House Speaker Ryan: 'We want' a deal to protect young immigrants, but need more border security

Key Points
  • House Speaker Paul Ryan says he wants to reach a compromise with Democrats on young immigrants but seeks "the right kind of interior and border enforcement" in exchange.
  • Lawmakers will meet with President Trump on Tuesday about a possible compromise to shield hundreds of thousands of young immigrants from deportation.
  • Trump ended the Obama-era Deferred Action for Childhood Arrivals program in September with a six-month delay.
Speaker of the House Paul Ryan, accompanied by Rep. Kevin McCarthy (R-CA), and Rep. Steve Scalise (R-LA), speaks at a news conference following a closed House Republican conference meeting on Capitol Hill in Washington, U.S., December 19, 2017.
Aaron P. Bernstein | Reuters

House Speaker Paul Ryan said Tuesday he seeks a deal with Democrats on protecting hundreds of thousands of young immigrants, but wants to see a "good, balanced package" that boosts border security.

"We want to have a DACA compromise," Ryan said, referring to the Obama-era Deferred Action for Childhood Arrivals program. "We want to make sure the DACA problem is solved. … This has to be balanced so we don't have a DACA problem five, 10 years down the road."

Ryan added that he wants "the right kind of interior and border enforcement" included in an immigration bill.
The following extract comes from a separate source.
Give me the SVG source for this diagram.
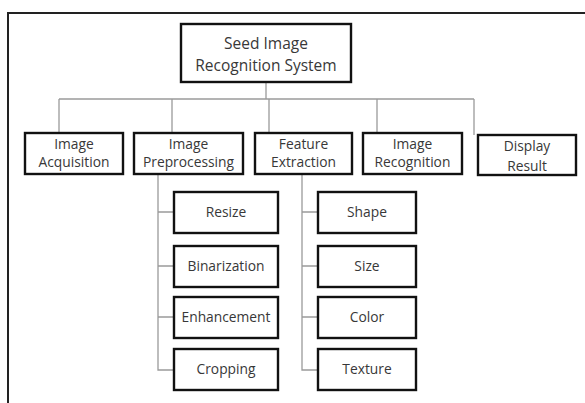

His comments came shortly before bipartisan lawmakers were to meet with President Donald Trump to try to strike a deal.

Trump has insisted on including funding to build his proposed wall on the U.S.-Mexico border in a deal, complicating the talks with Democrats, who do not want to use federal funds for the project. The Trump administration has estimated that the barrier would cost $18 billion over 10 years.

Making matters even messier is the administration's willingness to scale back funding for "proven security measures" such as surveillance, radars, patrol boats and customs agents in order to fund the wall, according to The New York Times.
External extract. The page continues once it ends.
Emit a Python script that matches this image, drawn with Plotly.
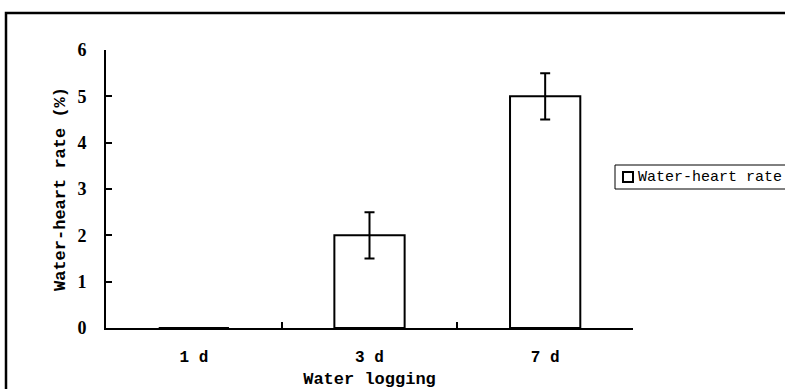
import plotly.graph_objects as go

categories = ["1 d", "3 d", "7 d"]
values = [0, 2, 5]
errors = [0, 0.5, 0.5]
series_name = "Water-heart rate"
y_ticks = [0, 1, 2, 3, 4, 5, 6]

W, H = 785, 389
L, R, T, B = 106, 152, 50, 61
pw = W - L - R
ph = H - T - B

fig = go.Figure()
fig.add_trace(go.Bar(
    x=categories, y=values, name=series_name, width=0.4,
    marker=dict(color="white", line=dict(color="black", width=2)),
    error_y=dict(type="data", array=errors, visible=True, color="black",
                 thickness=2, width=5),
    showlegend=False,
))

def px_x(p):
    return (p - L) / pw

def px_y(p):
    return (H - B - p) / ph

# outer frame
fig.add_shape(type="rect", xref="paper", yref="paper",
              x0=px_x(6), x1=px_x(900), y0=px_y(500), y1=px_y(13),
              line=dict(color="black", width=2.5), fillcolor="rgba(0,0,0,0)",
              layer="below")
# legend box
fig.add_shape(type="rect", xref="paper", yref="paper",
              x0=px_x(615), x1=px_x(800), y0=px_y(189), y1=px_y(165),
              line=dict(color="black", width=1), fillcolor="white")
fig.add_shape(type="rect", xref="paper", yref="paper",
              x0=px_x(623), x1=px_x(633), y0=px_y(182), y1=px_y(172),
              line=dict(color="black", width=2), fillcolor="white")
fig.add_annotation(xref="paper", yref="paper", x=px_x(636), y=px_y(177),
                   xanchor="left", yanchor="middle", showarrow=False,
                   text=series_name,
                   font=dict(family="Liberation Mono", size=15, color="black"))

fig.update_layout(
    width=W, height=H,
    margin=dict(l=L, r=R, t=T, b=B, autoexpand=False),
    paper_bgcolor="white", plot_bgcolor="white",
    showlegend=False,
    xaxis=dict(
        type="category", range=[-0.5, 2.5], showline=True, linecolor="black",
        linewidth=2, ticks="inside", tickson="boundaries", ticklen=6,
        tickwidth=2, tickcolor="black", showgrid=False, zeroline=False,
        ticklabelstandoff=13,
        tickfont=dict(family="Liberation Mono", size=16, color="black", weight="bold"),
        title=dict(text="Water logging", standoff=11,
                   font=dict(family="Liberation Mono", size=17, color="black", weight="bold")),
    ),
    yaxis=dict(
        range=[0, 6], tickvals=y_ticks, showline=True, linecolor="black",
        linewidth=2, ticks="inside", ticklen=6, tickwidth=2, tickcolor="black",
        showgrid=False, zeroline=False, ticklabelstandoff=14,
        tickfont=dict(family="Liberation Serif", size=18, color="black", weight="bold"),
        title=dict(text="Water-heart rate (%)", standoff=7,
                   font=dict(family="Liberation Mono", size=17, color="black", weight="bold")),
    ),
)

fig.write_html("out.html")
Shielding those immigrants has emerged as a sticking point in negotiations to fund the government and avoid a shutdown by the Jan. 19 deadline.
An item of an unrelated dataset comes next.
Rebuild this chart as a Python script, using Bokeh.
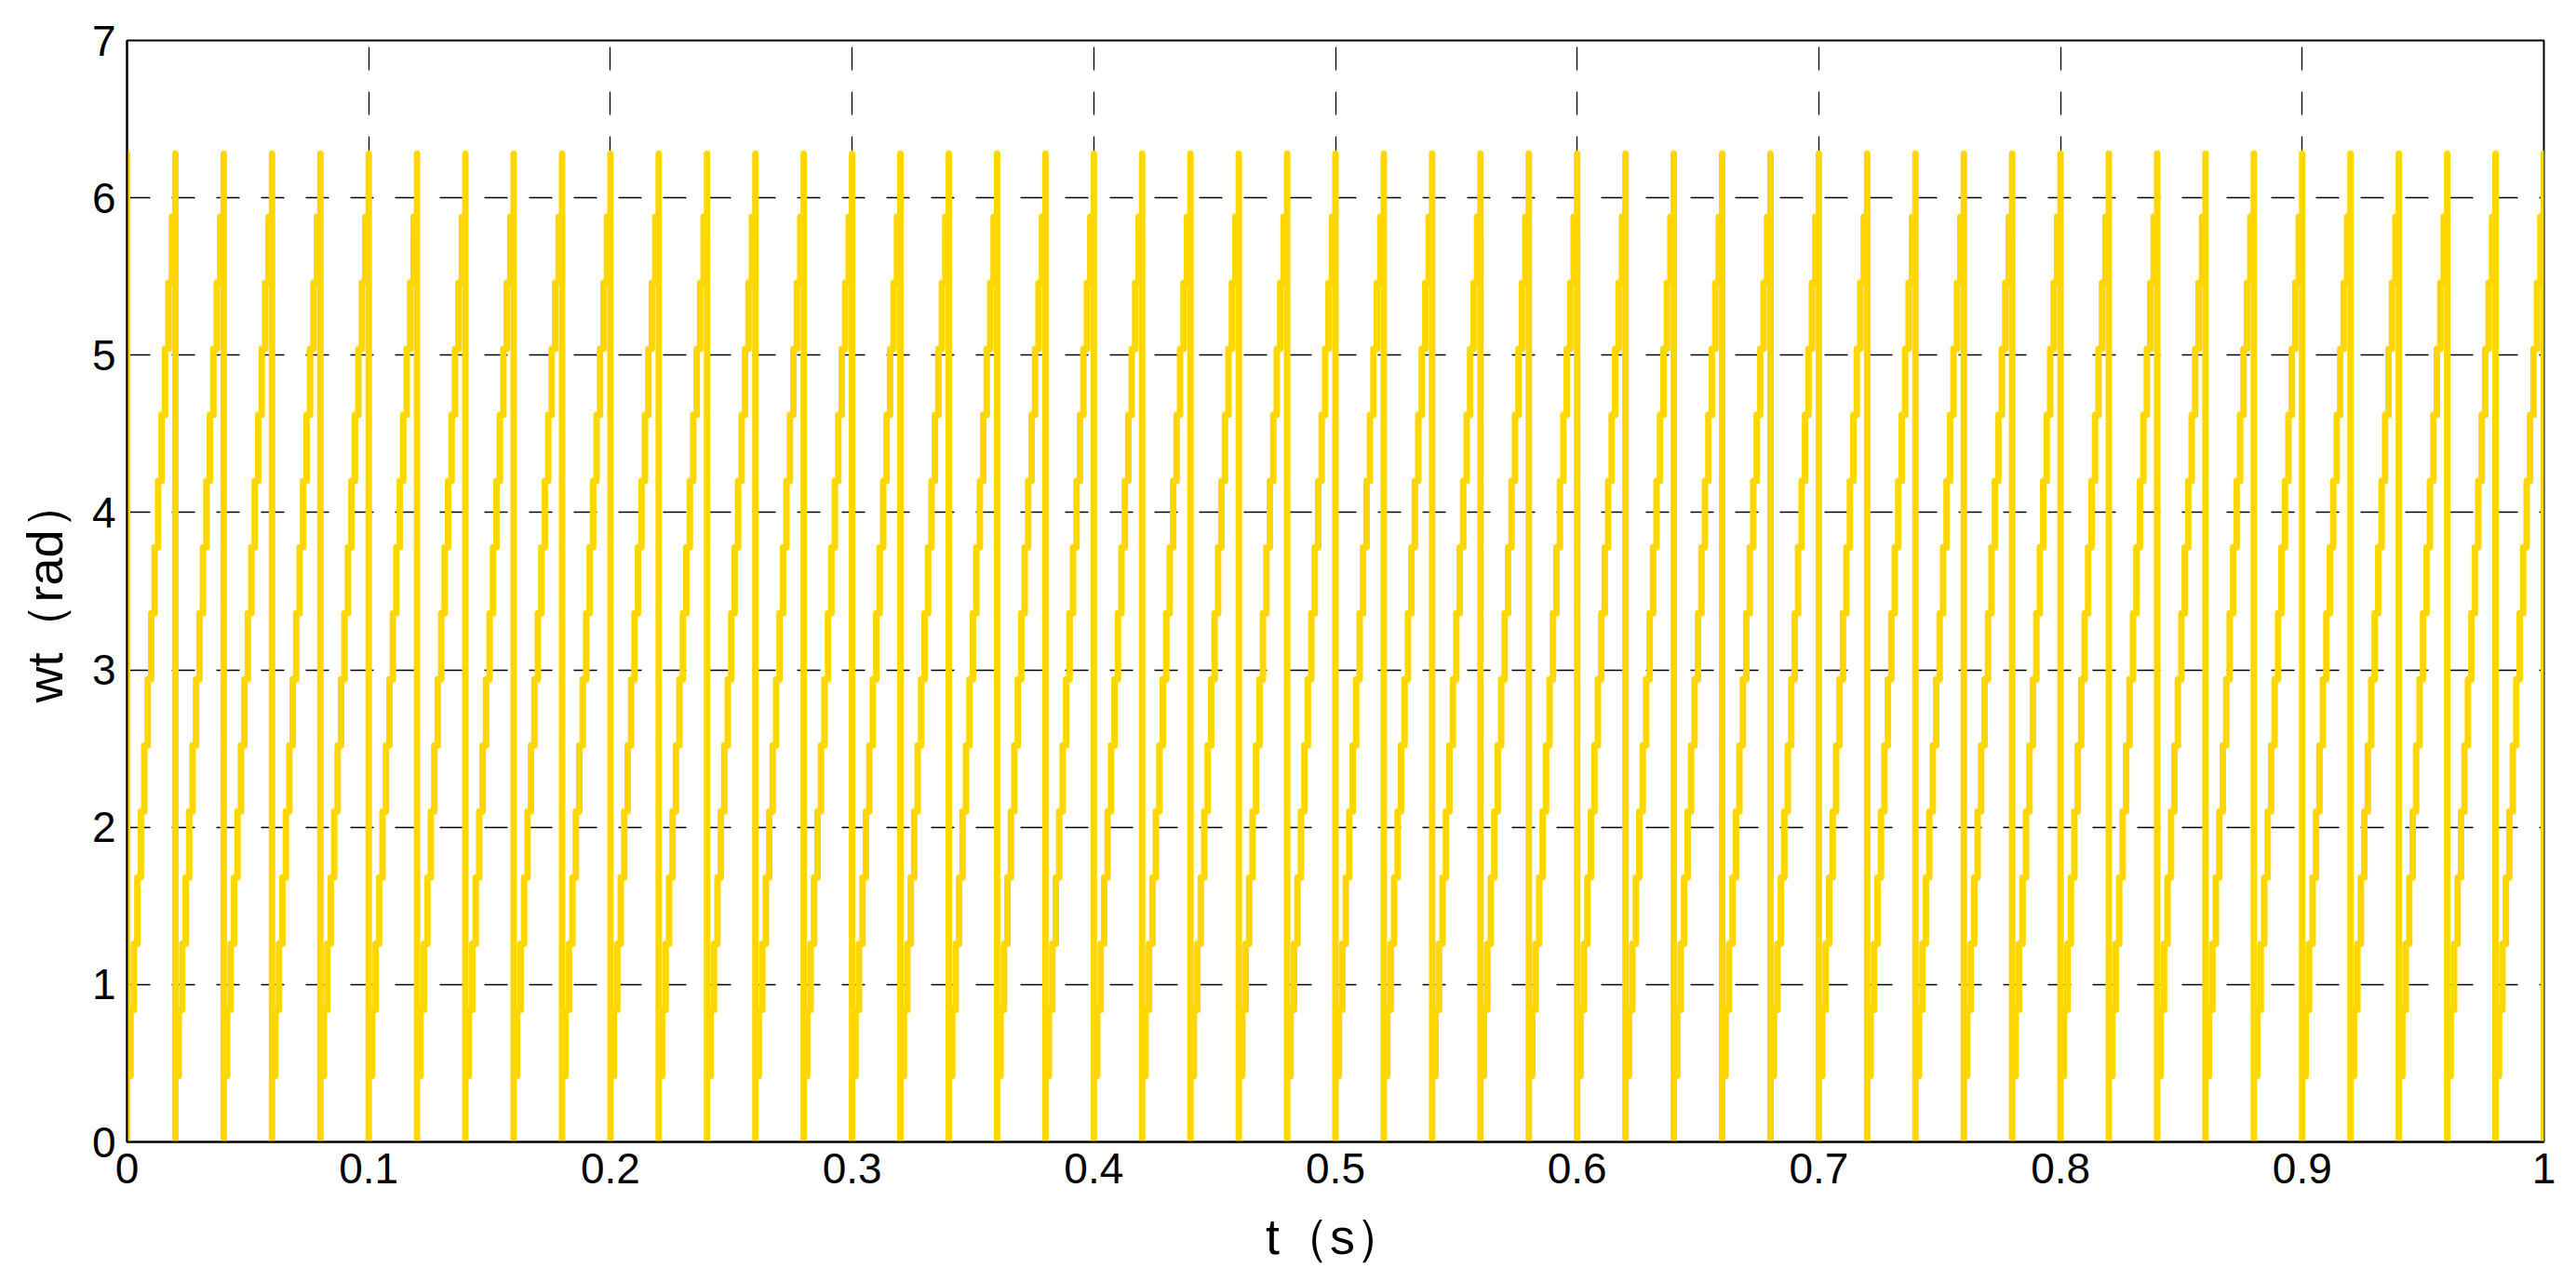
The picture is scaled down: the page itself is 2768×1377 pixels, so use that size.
from bokeh.plotting import figure
from bokeh.models import Range1d, FixedTicker, ColumnDataSource
from bokeh.embed import file_html
from bokeh.resources import INLINE

# ---- data ----
t_start = 0.0          # s
t_end = 1.0            # s
cycle_period = 0.02    # s (50 Hz, 50 ramps over 1 s)
wrap_value = 6.28      # rad, peak before each reset
# held levels of one ramp (rad), staircase
step_levels = [0.42, 0.84, 1.26, 1.68, 2.10, 2.52, 2.94, 3.36, 3.78,
               4.20, 4.62, 5.04, 5.46, 5.88]

x_ticks = [0, 0.1, 0.2, 0.3, 0.4, 0.5, 0.6, 0.7, 0.8, 0.9, 1]
x_tick_labels = ["0", "0.1", "0.2", "0.3", "0.4", "0.5", "0.6", "0.7", "0.8", "0.9", "1"]
y_ticks = [0, 1, 2, 3, 4, 5, 6, 7]
y_tick_labels = ["0", "1", "2", "3", "4", "5", "6", "7"]

x_label = "t\uff08s\uff09"
y_label = "wt\uff08rad\uff09"

# ---- build the staircase sawtooth from the values above ----
n_cycles = int(round((t_end - t_start) / cycle_period))
hold = cycle_period / len(step_levels)
ts = [t_start]
ys = [wrap_value]
for c in range(n_cycles):
    t0 = t_start + c * cycle_period
    ts.append(t0)
    ys.append(0.0)
    for j, lv in enumerate(step_levels):
        ts += [t0 + j * hold, t0 + (j + 1) * hold]
        ys += [lv, lv]
    t1 = t0 + cycle_period
    ts.append(t1)
    ys.append(wrap_value)
ts.append(t_end)
ys.append(0.0)

src = ColumnDataSource(data=dict(t=ts, wt=ys))

FONT = "Liberation Sans"

p = figure(width=2752, height=1361,
           x_range=Range1d(0, 1), y_range=Range1d(0, 7),
           output_backend="svg", toolbar_location=None,
           min_border_left=136, min_border_right=19,
           min_border_top=43, min_border_bottom=128,
           background_fill_color="white", border_fill_color="white")

p.line("t", "wt", source=src, line_color="#FFD700", line_width=7,
       line_join="round", line_cap="round")

p.outline_line_color = "black"
p.outline_line_width = 2
p.outline_line_alpha = 1.0

for ax in (p.xaxis[0], p.yaxis[0]):
    ax.axis_line_color = "black"
    ax.axis_line_width = 2
    ax.major_tick_in = 0
    ax.major_tick_out = 0
    ax.minor_tick_in = 0
    ax.minor_tick_out = 0
    ax.major_label_text_font = FONT
    ax.major_label_text_font_size = "46px"
    ax.major_label_text_color = "black"
    ax.axis_label_text_font = FONT
    ax.axis_label_text_font_size = "54px"
    ax.axis_label_text_font_style = "normal"
    ax.axis_label_text_color = "black"

p.xaxis.ticker = FixedTicker(ticks=x_ticks)
p.xaxis.major_label_overrides = {k: v for k, v in zip(x_ticks, x_tick_labels)}
p.yaxis.ticker = FixedTicker(ticks=y_ticks)
p.yaxis.major_label_overrides = {k: v for k, v in zip(y_ticks, y_tick_labels)}
p.xaxis.major_label_standoff = 12
p.yaxis.major_label_standoff = 12
p.xaxis.axis_label = x_label
p.yaxis.axis_label = y_label
p.xaxis.axis_label_standoff = 24
p.yaxis.axis_label_standoff = 18

for g in (p.xgrid[0], p.ygrid[0]):
    g.grid_line_color = "black"
    g.grid_line_width = 1.3
    g.grid_line_dash = "25 23"
    g.grid_line_alpha = 1.0

open("out.html", "w").write(file_html(p, INLINE))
In September, Trump ended the DACA program with a six-month delay to force congressional action to pass its protections into law. Hundreds of thousands of immigrants brought to the U.S. illegally as children could face deportation if lawmakers do not pass a law shielding them by March 5.

The DACA program not only protected the immigrants from deportation but also allowed them to work in the United States.